Do Retirees Really Need “Income”?

There is extensive coverage in the financial press regarding the “income” that retirees supposedly need, or can safely take from their savings on an annual basis. Importantly, there is also heavy emphasis in the financial press about the difficulty of obtaining sufficient “income” from retirement investments in the current environment, during which the Federal Reserve has “repressed” interest rates on certificates of deposit, Treasury bills and related interest-bearing investments, upon which many retirees have traditionally relied.

The thesis of this paper is to suggest that Financial Advisors and their clients should change their focus (and language), to recognize that what retirees actually need is cash flow, not “income”.

The word “income” has various meanings, which tends to cause confusion. For an accountant, for example, the term “income” tends to connote flows that are taxable at “ordinary income” rates. In the corporate world also, the word “income” is ambiguous, since it is sometimes used to refer to revenue, but also is included in the important term “net income”, meaning corporate profit after expenses. And sometimes the financial press rather loosely uses the word “income” when writing about the total return performance of a portfolio.

Let us now demonstrate a better way to think about what retirees really need, which will greatly simplify the task of any Financial Advisor who currently attempts to tailor client portfolios one-by-one to accommodate the stated “income” need of each individual client – a daunting task in the current environment.

At Ocean Park, our managed accounts are invested in mutual funds, and the distributions of dividends and capital gains from the underlying investments are automatically reinvested. Thus, we do not rely on portfolio income to provide the cash flow needed by each client.

Instead, we instruct our custodian (TD Ameritrade) as needed to sell a specified amount of one underlying portfolio assets, in the event our accounts are fully invested, sufficient to fund the specified cash flow need of each client.

Each client can specify the recurrent amount that they need each month, which TD Ameritrade wires directly into their checking account, either on the middle or at the end of the month.

Our operations staff has identified those clients who take mid-month distributions, and those who take end-of-month distributions, in the amount of cash flow needed by each.

Thus, as the middle or end of each month approaches (and assuming our accounts are fully invested), our Operations staff asks the portfolio managers which portfolio holding(s) should be slightly reduced in order to generate the cash needed to fund the upcoming distributions.

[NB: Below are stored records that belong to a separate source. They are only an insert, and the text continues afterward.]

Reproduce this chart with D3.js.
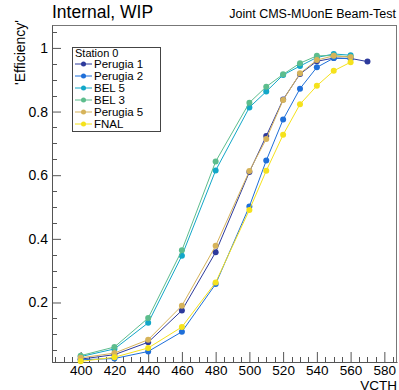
<!DOCTYPE html>
<html>
<head>
<meta charset="utf-8">
<script src="https://cdn.jsdelivr.net/npm/d3@7"></script>
<style>
  body { margin: 0; background: #fff; }
  svg text { font-family: "Liberation Sans", Arial, sans-serif; }
</style>
</head>
<body>
<svg id="chart" width="399" height="390"></svg>
<script>
// data
var vcth = [400, 420, 440, 460, 480, 500, 510, 520, 530, 540, 550, 560, 570];
var seriesNames = ["Perugia 1", "Perugia 2", "BEL 5", "BEL 3", "Perugia 5", "FNAL"];
var seriesColors = ["#2d3a9c", "#1e6fd9", "#12a7c8", "#5dbd8d", "#d6b35a", "#f5e21c"];
var perugia1 = [0.022, 0.036, 0.075, 0.175, 0.358, 0.610, 0.723, 0.838, 0.918, 0.958, 0.968, 0.967, 0.957];
var perugia2 = [0.020, 0.024, 0.046, 0.108, 0.258, 0.502, 0.646, 0.775, 0.872, 0.939, 0.968, 0.966];
var bel5 = [0.030, 0.054, 0.136, 0.347, 0.615, 0.813, 0.863, 0.915, 0.943, 0.970, 0.981, 0.977];
var bel3 = [0.033, 0.060, 0.151, 0.364, 0.643, 0.828, 0.878, 0.917, 0.952, 0.975, 0.976, 0.972];
var perugia5 = [0.026, 0.041, 0.083, 0.190, 0.378, 0.613, 0.714, 0.836, 0.920, 0.962, 0.975, 0.971];
var fnal = [0.015, 0.028, 0.057, 0.123, 0.263, 0.491, 0.614, 0.727, 0.823, 0.881, 0.928, 0.955];
var seriesValues = [perugia1, perugia2, bel5, bel3, perugia5, fnal];
var xTicks = [400, 420, 440, 460, 480, 500, 520, 540, 560, 580];
var yTicks = [0.2, 0.4, 0.6, 0.8, 1];

var margin = { top: 25, right: 2, bottom: 28, left: 52 };
var svg = d3.select("#chart");
var width = +svg.attr("width") - margin.left - margin.right;
var height = +svg.attr("height") - margin.top - margin.bottom;

var xScale = d3.scaleLinear().domain([383, 587.5]).range([0, width]);
var yScale = d3.scaleLinear().domain([0.013, 1.072]).range([height, 0]);

var g = svg.append("g").attr("transform", "translate(" + margin.left + "," + margin.top + ")");

// frame
g.append("rect")
    .attr("x", 0.5).attr("y", 0.5)
    .attr("width", width - 1).attr("height", height)
    .attr("fill", "none").attr("stroke", "#777").attr("stroke-width", 1);

// minor ticks
var xMinor = d3.range(385, 588, 5).filter(function (d) { return d % 20 !== 0; });
var yMinor = d3.range(0.05, 1.07, 0.05).filter(function (d) { return Math.abs(d * 5 - Math.round(d * 5)) > 1e-6; });

g.selectAll(".xminor").data(xMinor).enter().append("line")
    .attr("x1", function (d) { return Math.round(xScale(d)) + 0.5; })
    .attr("x2", function (d) { return Math.round(xScale(d)) + 0.5; })
    .attr("y1", height).attr("y2", height - 5)
    .attr("stroke", "#555");

g.selectAll(".yminor").data(yMinor).enter().append("line")
    .attr("y1", function (d) { return Math.round(yScale(d)) + 0.5; })
    .attr("y2", function (d) { return Math.round(yScale(d)) + 0.5; })
    .attr("x1", 0).attr("x2", 5)
    .attr("stroke", "#555");

var xAxis = d3.axisBottom(xScale).tickValues(xTicks).tickSizeInner(-10).tickSizeOuter(0).tickPadding(3);
var yAxis = d3.axisLeft(yScale).tickValues(yTicks).tickSizeInner(-9).tickSizeOuter(0).tickPadding(4)
    .tickFormat(function (d) { return d === 1 ? "1" : d3.format(".1f")(d); });

var gx = g.append("g").attr("transform", "translate(0," + height + ")").call(xAxis);
var gy = g.append("g").call(yAxis);
[gx, gy].forEach(function (a) {
    a.select(".domain").attr("stroke", "#555");
    a.selectAll(".tick line").attr("stroke", "#555");
    a.selectAll(".tick text").attr("fill", "#000").attr("font-size", 14);
});
gx.selectAll(".tick text").attr("font-size", 13.5);

// series
var line = d3.line()
    .x(function (d) { return xScale(d[0]); })
    .y(function (d) { return yScale(d[1]); });

seriesValues.forEach(function (vals, i) {
    var pts = vals.map(function (v, j) { return [vcth[j], v]; });
    g.append("path")
        .datum(pts)
        .attr("d", line)
        .attr("fill", "none")
        .attr("stroke", seriesColors[i])
        .attr("stroke-width", 1);
    g.selectAll(".pt" + i).data(pts).enter().append("circle")
        .attr("cx", function (d) { return xScale(d[0]); })
        .attr("cy", function (d) { return yScale(d[1]); })
        .attr("r", 3)
        .attr("fill", seriesColors[i]);
});

// legend
var leg = svg.append("g").attr("transform", "translate(72,47)");
leg.append("rect").attr("x", 0.5).attr("y", 0.5).attr("width", 88).attr("height", 84)
    .attr("fill", "#fff").attr("stroke", "#444");
leg.append("text").attr("x", 3).attr("y", 9.5).attr("font-size", 11).text("Station 0");
seriesNames.forEach(function (name, i) {
    var yy = 17 + i * 12;
    leg.append("line").attr("x1", 3).attr("x2", 20).attr("y1", yy).attr("y2", yy)
        .attr("stroke", seriesColors[i]).attr("stroke-width", 1);
    leg.append("circle").attr("cx", 11.5).attr("cy", yy).attr("r", 2.5).attr("fill", seriesColors[i]);
    leg.append("text").attr("x", 22).attr("y", yy + 4).attr("font-size", 11.5).text(name);
});

// titles
svg.append("text").attr("x", 52).attr("y", 18).attr("font-size", 17.5).text("Internal, WIP");
svg.append("text").attr("x", 396).attr("y", 18).attr("font-size", 12.5)
    .attr("text-anchor", "end").text("Joint CMS-MUonE Beam-Test");
svg.append("text").attr("x", 397).attr("y", 389.5).attr("font-size", 13.5)
    .attr("text-anchor", "end").text("VCTH");
svg.append("text").attr("transform", "translate(25,20) rotate(-90)")
    .attr("font-size", 14).attr("text-anchor", "end").text("'Efficiency'");
</script>
</body>
</html>
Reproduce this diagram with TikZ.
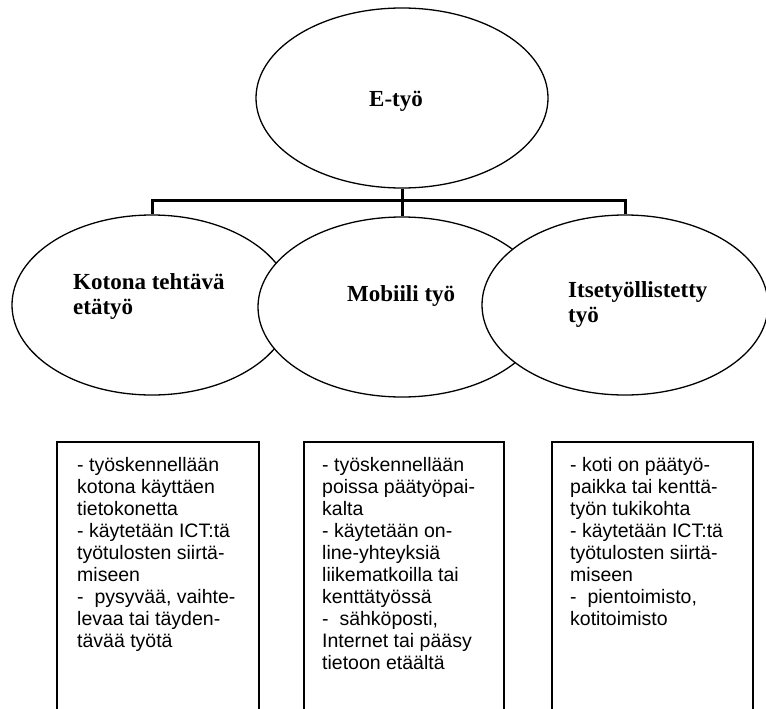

Benefits: As you can see, the described approach eliminates any need for us to tailor each portfolio to try to generate the amount of cash flow needed by each client from portfolio-holding distributions alone.

Instead, we are able to manage for Total Return (the sum of portfolio income and capital gains/losses) and risk tolerance. Our client accounts can be grouped according to risk tolerance, rather than cash flow needs, and our investment tactics can be much more effectively focused on generating the best overall returns that we can achieve.

We hope this is paper will be of benefit to you, and to your clients. We have had no difficulty in serving the cash flow needs of our many retired clients by using this approach over the past 28 years.